The Beach To Bunker difference

Beach To Bunker Properties combines local knowledge, practical repair awareness, and modern digital marketing tools. That means your home is not marketed with guesswork or generic copy. It is positioned with an eye on condition, buyer behavior, location appeal, and current market dynamics.

If you want a selling plan that starts with honest prep, sharp presentation, and realistic negotiation strategy, Joe Janisch is ready to help you take the next step.

FAQs

How does Beach To Bunker market a home in Bonita Springs?

  • Beach To Bunker uses a structured process that includes pre-list review, pricing strategy, home prep, professional visuals, MLS exposure, digital listing presentation, and negotiation support.

What should I fix before listing a Bonita Springs home?

  • You should start with visible maintenance issues, cleaning, decluttering, curb appeal, and any known problems that could affect value or come up during inspections.

Why does pricing matter so much in the Bonita Springs market?

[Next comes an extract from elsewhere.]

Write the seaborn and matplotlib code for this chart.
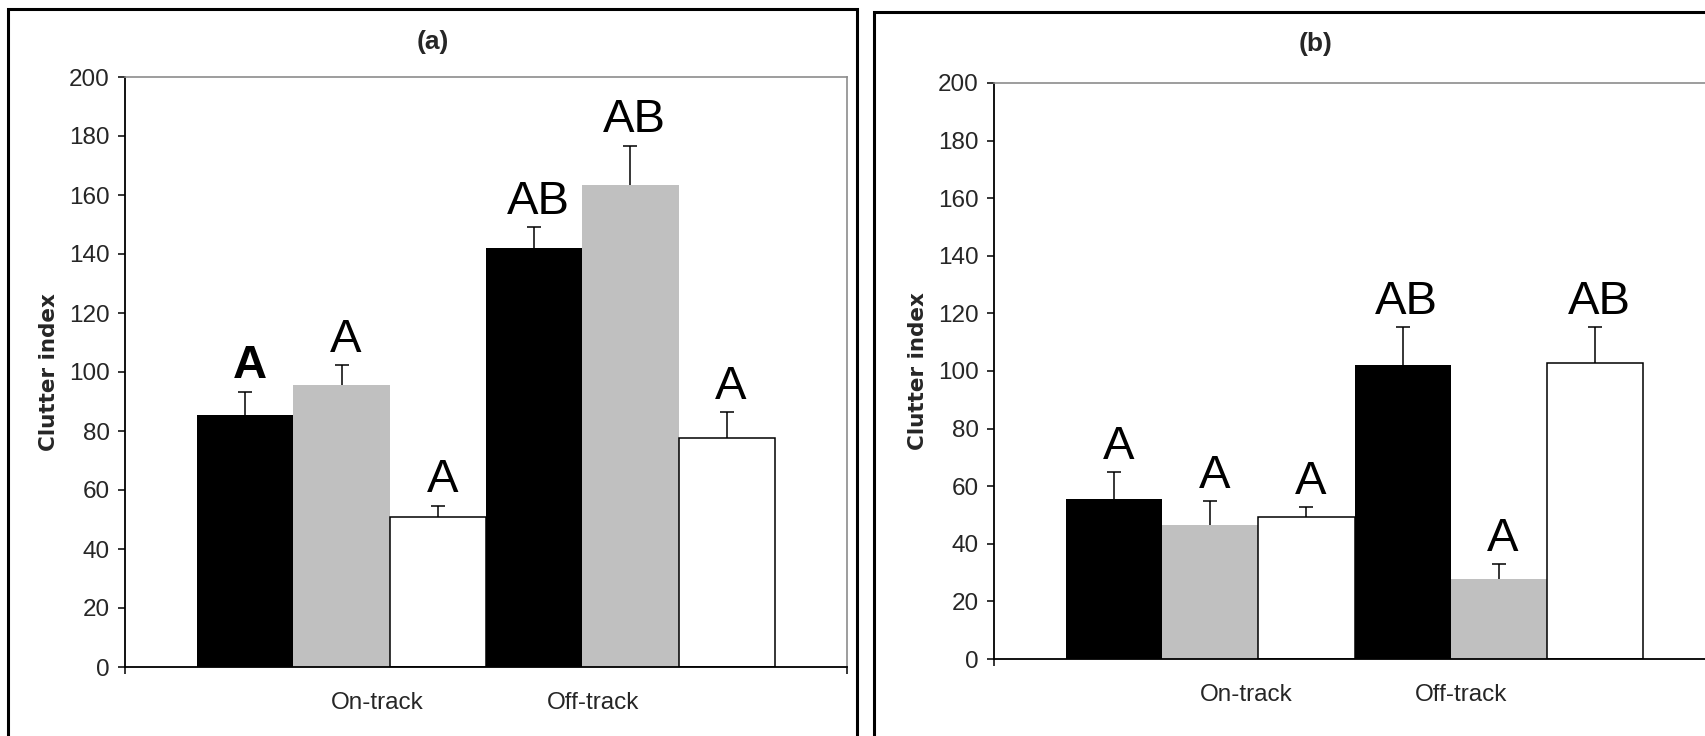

  • Current market data suggests buyers are price-conscious, homes can take time to sell, and many transactions involve negotiation, so pricing needs to reflect both condition and market reality.

Do Florida sellers still have to disclose issues in an as-is sale?

  • Yes. Florida Realtors states that sellers still have a duty to disclose known latent defects that materially affect value, even in an as-is sale.

How important are staging and photography when selling a Bonita Springs home?

  • They are very important because buyers often discover homes online first, and NAR reports that staging, photos, video, and virtual tours help buyers connect with a property.

How can flood-zone or coastal issues affect a Bonita Springs sale?

  • Flood zones, insurance requirements, elevation details, and some coastal permit issues can affect buyer interest, monthly costs, and negotiations, so they should be reviewed early in the listing process.